Making the switch from IT to Product Management may seem daunting at first, but it is one of the most rewarding transitions you can make in your professional journey. While IT roles focus on building and maintaining systems, Product Management roles involve defining product vision, strategy, and execution to deliver solutions that meet customer and business needs.
The good news is that IT professionals already have strong analytical and technical foundations that align well with product management responsibilities. By following the right steps, you can leverage your experience to break into this exciting career. Below is a 5-step roadmap that will guide you through this transition.
Step 1: Understand the Role and Assess Your Fit
Before you start, it’s essential to know what a product manager does. Product managers are often described as the “mini-CEO” of a product. They are responsible for setting product vision, gathering requirements, working with cross-functional teams, and ensuring successful delivery.
Key responsibilities include:
Defining product strategy and roadmap
Conducting market and customer research
Collaborating with engineering, design, and business stakeholders
Monitoring product performance and improving features
Ask yourself: Do you enjoy problem-solving at a broader scale, working with multiple stakeholders, and making strategic decisions beyond coding or system maintenance? If yes, product management may be a great fit.
Step 2: Leverage Transferable Skills from IT
The transition becomes easier when you identify how your IT background adds value to product management. Many IT professionals underestimate the overlap between both roles.
Analytical Thinking: IT professionals are used to debugging and solving system-level issues, which is similar to analyzing customer and market problems.
Project Execution: Working with Agile or Scrum teams equips you with frameworks already used in product management.
Technical Knowledge: Your IT skills help in communicating with developers, understanding technical feasibility, and reducing dependency on engineering explanations.
Problem-Solving: IT troubleshooting experience translates well into solving customer pain points.
Highlight these skills on your resume and during interviews. They prove you already bring value to product management.
Step 3: Build New Skills and Gain Certifications
While IT gives you a solid technical foundation, product management requires additional skills in business strategy, customer empathy, and leadership.
Skills to Build:
Business Acumen: Understand markets, pricing models, and ROI.
User-Centric Thinking: Learn design thinking and customer journey mapping.
Prioritization & Strategy: Practice deciding what features to build first.
Leadership & Communication: Develop the ability to influence without direct authority.
Analytics: Get comfortable with tools like SQL, Google Analytics, or Mixpanel.
Recommended Certifications:
Certified Scrum Product Owner (CSPO)
Pragmatic Institute Product Management
AIPMM Certified Product Manager
Google Project Management Certificate
Product School’s Product Management Program
These credentials can strengthen your profile and signal seriousness to recruiters.
Step 4: Gain Practical Experience and Network
Theoretical knowledge is important, but practical exposure is what truly accelerates your transition.

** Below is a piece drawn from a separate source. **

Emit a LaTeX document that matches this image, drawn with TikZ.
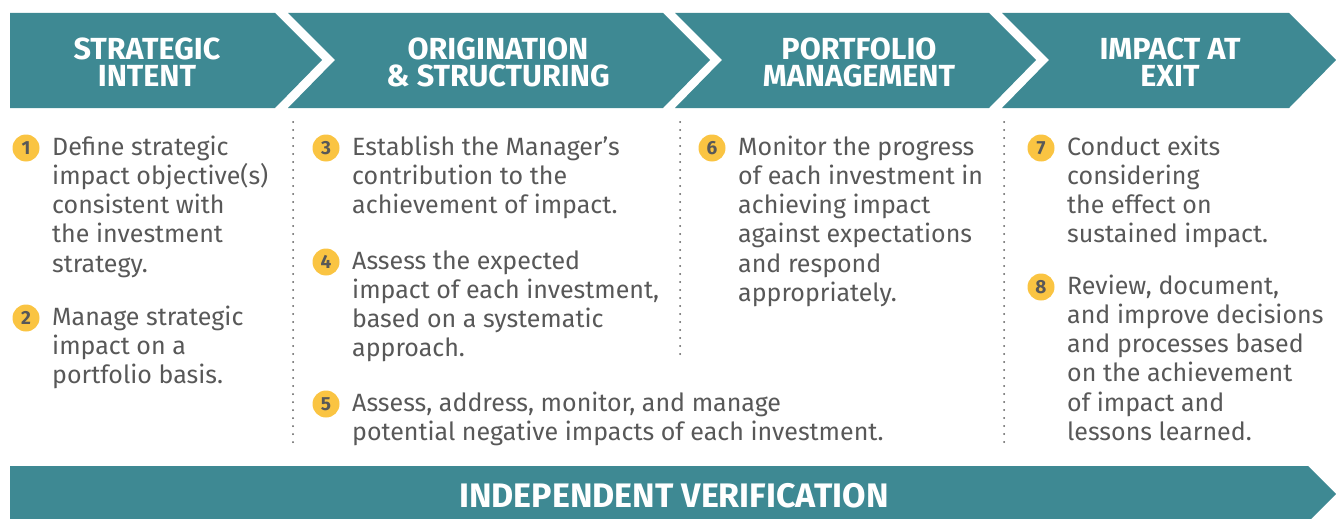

Within Your Company: Volunteer to help PMs with roadmaps, requirement documentation, or sprint planning.
Side Projects: Build a simple app or product idea to practice end-to-end product management.
Freelance/Internships: Join startups in associate PM roles, even part-time.
Hackathons & Case Competitions: Great opportunities to work on product ideas with teams.
At the same time, networking is a powerful tool. Connect with product managers on LinkedIn, join PM forums, attend webinars, and participate in local or online PM communities. Building visibility through LinkedIn posts or blogging about product topics can make you stand out.
Step 5: Prepare for the Transition and Interviews
Once you’ve gained knowledge and hands-on exposure, you’ll need to prepare for PM job applications. Unlike IT interviews that focus heavily on technical problem-solving, PM interviews emphasize strategic thinking, communication, and customer focus.
Common PM Interview Topics:
How would you prioritize product features with limited resources?
Describe how you would launch a product in a competitive market.
How do you measure the success of a product?
Share a time when you influenced a decision without authority.
Start by aiming for Associate Product Manager (APM) or Technical Product Manager roles. These roles value your IT background and give you the stepping stone toward senior product roles.
Switching from IT to Product Management doesn’t happen overnight, but it’s absolutely achievable with a structured approach. By understanding the role, leveraging your IT strengths, building new business and leadership skills, gaining real-world experience, and preparing strategically for interviews, you can confidently make this career move.
Product managers play a vital role in shaping products that impact millions of users and directly contribute to business success. For IT professionals seeking greater responsibility, strategic involvement, and leadership opportunities, this career switch can be life-changing.